Make an exact copy of all the material below, apart from the pictures.

### DATA
-------
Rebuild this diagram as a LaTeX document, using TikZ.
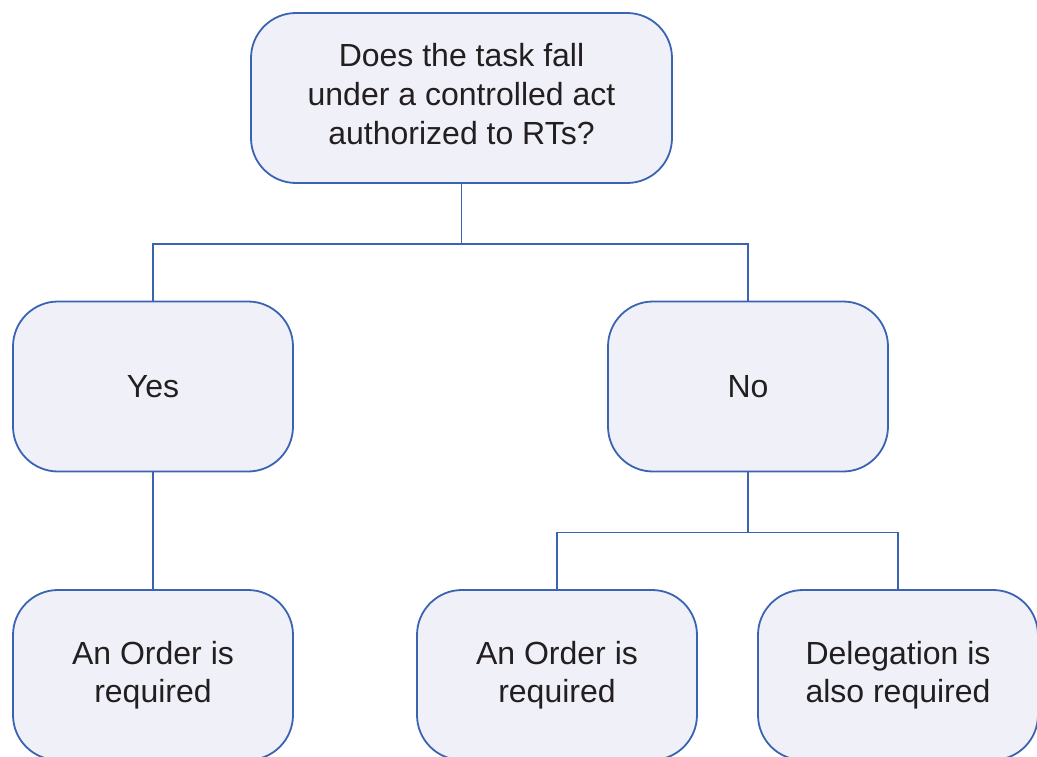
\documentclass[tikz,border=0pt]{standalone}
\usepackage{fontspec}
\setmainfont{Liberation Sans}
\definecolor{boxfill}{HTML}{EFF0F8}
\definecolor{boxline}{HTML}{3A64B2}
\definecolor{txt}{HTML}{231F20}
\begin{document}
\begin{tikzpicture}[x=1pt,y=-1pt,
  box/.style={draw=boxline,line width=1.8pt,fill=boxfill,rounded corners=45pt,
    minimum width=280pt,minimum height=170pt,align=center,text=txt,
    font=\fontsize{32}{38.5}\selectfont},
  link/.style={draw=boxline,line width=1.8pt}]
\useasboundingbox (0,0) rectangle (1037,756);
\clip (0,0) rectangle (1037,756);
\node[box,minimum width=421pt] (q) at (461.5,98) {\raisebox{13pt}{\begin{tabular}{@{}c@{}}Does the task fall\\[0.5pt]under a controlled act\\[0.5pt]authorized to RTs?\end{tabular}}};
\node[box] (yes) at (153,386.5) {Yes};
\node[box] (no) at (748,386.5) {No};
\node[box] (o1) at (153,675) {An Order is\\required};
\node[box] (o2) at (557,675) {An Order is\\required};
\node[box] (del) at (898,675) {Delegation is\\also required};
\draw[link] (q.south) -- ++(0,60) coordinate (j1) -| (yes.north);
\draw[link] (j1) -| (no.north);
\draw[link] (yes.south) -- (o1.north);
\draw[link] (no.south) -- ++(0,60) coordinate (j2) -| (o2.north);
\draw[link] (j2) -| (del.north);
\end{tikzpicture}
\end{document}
-------
### TASK RESULT
Rebuild this diagram as a LaTeX document, using TikZ.
\documentclass[tikz,border=0pt]{standalone}
\usepackage{fontspec}
\setmainfont{Liberation Sans}
\definecolor{boxfill}{HTML}{EFF0F8}
\definecolor{boxline}{HTML}{3A64B2}
\definecolor{txt}{HTML}{231F20}
\begin{document}
\begin{tikzpicture}[x=1pt,y=-1pt,
  box/.style={draw=boxline,line width=1.8pt,fill=boxfill,rounded corners=45pt,
    minimum width=280pt,minimum height=170pt,align=center,text=txt,
    font=\fontsize{32}{38.5}\selectfont},
  link/.style={draw=boxline,line width=1.8pt}]
\useasboundingbox (0,0) rectangle (1037,756);
\clip (0,0) rectangle (1037,756);
\node[box,minimum width=421pt] (q) at (461.5,98) {\raisebox{13pt}{\begin{tabular}{@{}c@{}}Does the task fall\\[0.5pt]under a controlled act\\[0.5pt]authorized to RTs?\end{tabular}}};
\node[box] (yes) at (153,386.5) {Yes};
\node[box] (no) at (748,386.5) {No};
\node[box] (o1) at (153,675) {An Order is\\required};
\node[box] (o2) at (557,675) {An Order is\\required};
\node[box] (del) at (898,675) {Delegation is\\also required};
\draw[link] (q.south) -- ++(0,60) coordinate (j1) -| (yes.north);
\draw[link] (j1) -| (no.north);
\draw[link] (yes.south) -- (o1.north);
\draw[link] (no.south) -- ++(0,60) coordinate (j2) -| (o2.north);
\draw[link] (j2) -| (del.north);
\end{tikzpicture}
\end{document}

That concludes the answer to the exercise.